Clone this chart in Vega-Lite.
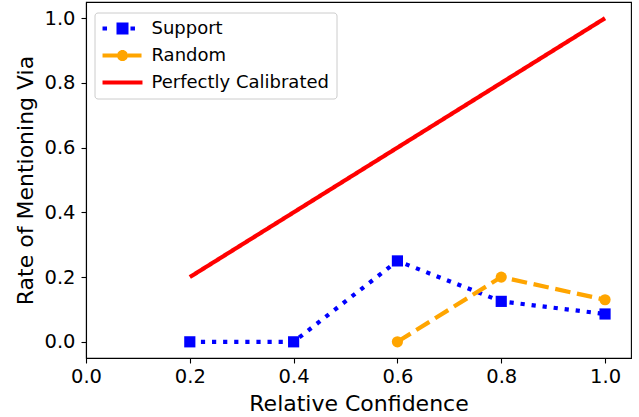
{
  "$schema": "https://vega.github.io/schema/vega-lite/v6.json",
  "autosize": "none",
  "width": 545,
  "height": 356,
  "padding": {"left": 86, "top": 2, "right": 8, "bottom": 59},
  "background": "white",
  "config": {
    "font": "DejaVu Sans",
    "view": {"stroke": "black", "strokeWidth": 1.1},
    "axis": {
      "grid": false,
      "domainColor": "black",
      "domainWidth": 1.1,
      "tickColor": "black",
      "tickWidth": 1.1,
      "tickSize": 5,
      "labelFont": "DejaVu Sans",
      "labelFontSize": 19.5,
      "labelColor": "black",
      "titleFont": "DejaVu Sans",
      "titleFontSize": 22,
      "titleFontWeight": "normal",
      "titleColor": "black"
    }
  },
  "data": {
    "values": [
      {"series": "Support", "x": 0.2, "y": 0},
      {"series": "Support", "x": 0.4, "y": 0},
      {"series": "Support", "x": 0.6, "y": 0.25},
      {"series": "Support", "x": 0.8, "y": 0.125},
      {"series": "Support", "x": 1.0, "y": 0.086},
      {"series": "Random", "x": 0.6, "y": 0},
      {"series": "Random", "x": 0.8, "y": 0.2},
      {"series": "Random", "x": 1.0, "y": 0.13},
      {"series": "Perfectly Calibrated", "x": 0.2, "y": 0.2},
      {"series": "Perfectly Calibrated", "x": 1.0, "y": 1.0}
    ]
  },
  "encoding": {
    "x": {
      "field": "x",
      "type": "quantitative",
      "title": "Relative Confidence",
      "scale": {"domain": [0, 1.05], "nice": false, "zero": false},
      "axis": {"values": [0, 0.2, 0.4, 0.6, 0.8, 1.0], "format": ".1f", "labelPadding": 4, "titlePadding": 8, "labelFlush": false}
    },
    "y": {
      "field": "y",
      "type": "quantitative",
      "title": "Rate of Mentioning Via",
      "scale": {"domain": [-0.05, 1.05], "nice": false, "zero": false},
      "axis": {"values": [0, 0.2, 0.4, 0.6, 0.8, 1.0], "format": ".1f", "labelPadding": 6, "titlePadding": 6, "labelFlush": false}
    },
    "color": {
      "field": "series",
      "type": "nominal",
      "scale": {
        "domain": ["Support", "Random", "Perfectly Calibrated"],
        "range": ["#0000ff", "#ffa500", "#ff0000"]
      },
      "legend": {
        "title": null,
        "orient": "none",
        "legendX": 8.5,
        "legendY": 10.5,
        "padding": 7,
        "fillColor": "white",
        "strokeColor": "#cccccc",
        "cornerRadius": 3,
        "labelFont": "DejaVu Sans",
        "labelFontSize": 18,
        "labelColor": "black",
        "labelLimit": 400,
        "symbolSize": 144,
        "symbolOffset": 12,
        "labelOffset": 20,
        "rowPadding": 9,
        "symbolStrokeWidth": 0,
        "encode": {
          "symbols": {
            "update": {
              "shape": {"signal": "datum.value === 'Support' ? 'M-3.33,-0.35H-2.58V0.35H-3.33Z M-1,-1H1V1H-1Z M1.33,-0.35H2.08V0.35H1.33Z' : datum.value === 'Random' ? 'M-3.33,-0.35H-0.9V0.35H-3.33Z M0.93,0A0.93,0.93 0 1,1 -0.93,0A0.93,0.93 0 1,1 0.93,0Z M0.9,-0.35H3.17V0.35H0.9Z' : 'M-3.33,-0.35H3.33V0.35H-3.33Z'"},
              "fill": {"scale": "color", "field": "value"},
              "stroke": {"value": "transparent"},
              "strokeWidth": {"value": 0},
              "opacity": {"value": 1},
              "size": {"value": 144}
            }
          }
        }
      }
    }
  },
  "layer": [
    {
      "mark": {"type": "line", "strokeWidth": 4.2, "strokeCap": "butt", "clip": true},
      "encoding": {
        "strokeDash": {
          "field": "series",
          "type": "nominal",
          "scale": {
            "domain": ["Support", "Random", "Perfectly Calibrated"],
            "range": [[4.2, 6.9], [15.5, 6.7], [1, 0]]
          },
          "legend": null
        }
      }
    },
    {
      "transform": [{"filter": "datum.series !== 'Perfectly Calibrated'"}],
      "mark": {"type": "point", "filled": true, "opacity": 1, "size": 125, "strokeWidth": 0},
      "encoding": {
        "shape": {
          "field": "series",
          "type": "nominal",
          "scale": {"domain": ["Support", "Random"], "range": ["square", "circle"]},
          "legend": null
        }
      }
    }
  ]
}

WHAT IS BEING ASKED ▸ Reproduce all of the material above word for word. Omit the pictures.

TASK ANSWER ▸
Clone this chart in Vega-Lite.
{
  "$schema": "https://vega.github.io/schema/vega-lite/v6.json",
  "autosize": "none",
  "width": 545,
  "height": 356,
  "padding": {"left": 86, "top": 2, "right": 8, "bottom": 59},
  "background": "white",
  "config": {
    "font": "DejaVu Sans",
    "view": {"stroke": "black", "strokeWidth": 1.1},
    "axis": {
      "grid": false,
      "domainColor": "black",
      "domainWidth": 1.1,
      "tickColor": "black",
      "tickWidth": 1.1,
      "tickSize": 5,
      "labelFont": "DejaVu Sans",
      "labelFontSize": 19.5,
      "labelColor": "black",
      "titleFont": "DejaVu Sans",
      "titleFontSize": 22,
      "titleFontWeight": "normal",
      "titleColor": "black"
    }
  },
  "data": {
    "values": [
      {"series": "Support", "x": 0.2, "y": 0},
      {"series": "Support", "x": 0.4, "y": 0},
      {"series": "Support", "x": 0.6, "y": 0.25},
      {"series": "Support", "x": 0.8, "y": 0.125},
      {"series": "Support", "x": 1.0, "y": 0.086},
      {"series": "Random", "x": 0.6, "y": 0},
      {"series": "Random", "x": 0.8, "y": 0.2},
      {"series": "Random", "x": 1.0, "y": 0.13},
      {"series": "Perfectly Calibrated", "x": 0.2, "y": 0.2},
      {"series": "Perfectly Calibrated", "x": 1.0, "y": 1.0}
    ]
  },
  "encoding": {
    "x": {
      "field": "x",
      "type": "quantitative",
      "title": "Relative Confidence",
      "scale": {"domain": [0, 1.05], "nice": false, "zero": false},
      "axis": {"values": [0, 0.2, 0.4, 0.6, 0.8, 1.0], "format": ".1f", "labelPadding": 4, "titlePadding": 8, "labelFlush": false}
    },
    "y": {
      "field": "y",
      "type": "quantitative",
      "title": "Rate of Mentioning Via",
      "scale": {"domain": [-0.05, 1.05], "nice": false, "zero": false},
      "axis": {"values": [0, 0.2, 0.4, 0.6, 0.8, 1.0], "format": ".1f", "labelPadding": 6, "titlePadding": 6, "labelFlush": false}
    },
    "color": {
      "field": "series",
      "type": "nominal",
      "scale": {
        "domain": ["Support", "Random", "Perfectly Calibrated"],
        "range": ["#0000ff", "#ffa500", "#ff0000"]
      },
      "legend": {
        "title": null,
        "orient": "none",
        "legendX": 8.5,
        "legendY": 10.5,
        "padding": 7,
        "fillColor": "white",
        "strokeColor": "#cccccc",
        "cornerRadius": 3,
        "labelFont": "DejaVu Sans",
        "labelFontSize": 18,
        "labelColor": "black",
        "labelLimit": 400,
        "symbolSize": 144,
        "symbolOffset": 12,
        "labelOffset": 20,
        "rowPadding": 9,
        "symbolStrokeWidth": 0,
        "encode": {
          "symbols": {
            "update": {
              "shape": {"signal": "datum.value === 'Support' ? 'M-3.33,-0.35H-2.58V0.35H-3.33Z M-1,-1H1V1H-1Z M1.33,-0.35H2.08V0.35H1.33Z' : datum.value === 'Random' ? 'M-3.33,-0.35H-0.9V0.35H-3.33Z M0.93,0A0.93,0.93 0 1,1 -0.93,0A0.93,0.93 0 1,1 0.93,0Z M0.9,-0.35H3.17V0.35H0.9Z' : 'M-3.33,-0.35H3.33V0.35H-3.33Z'"},
              "fill": {"scale": "color", "field": "value"},
              "stroke": {"value": "transparent"},
              "strokeWidth": {"value": 0},
              "opacity": {"value": 1},
              "size": {"value": 144}
            }
          }
        }
      }
    }
  },
  "layer": [
    {
      "mark": {"type": "line", "strokeWidth": 4.2, "strokeCap": "butt", "clip": true},
      "encoding": {
        "strokeDash": {
          "field": "series",
          "type": "nominal",
          "scale": {
            "domain": ["Support", "Random", "Perfectly Calibrated"],
            "range": [[4.2, 6.9], [15.5, 6.7], [1, 0]]
          },
          "legend": null
        }
      }
    },
    {
      "transform": [{"filter": "datum.series !== 'Perfectly Calibrated'"}],
      "mark": {"type": "point", "filled": true, "opacity": 1, "size": 125, "strokeWidth": 0},
      "encoding": {
        "shape": {
          "field": "series",
          "type": "nominal",
          "scale": {"domain": ["Support", "Random"], "range": ["square", "circle"]},
          "legend": null
        }
      }
    }
  ]
}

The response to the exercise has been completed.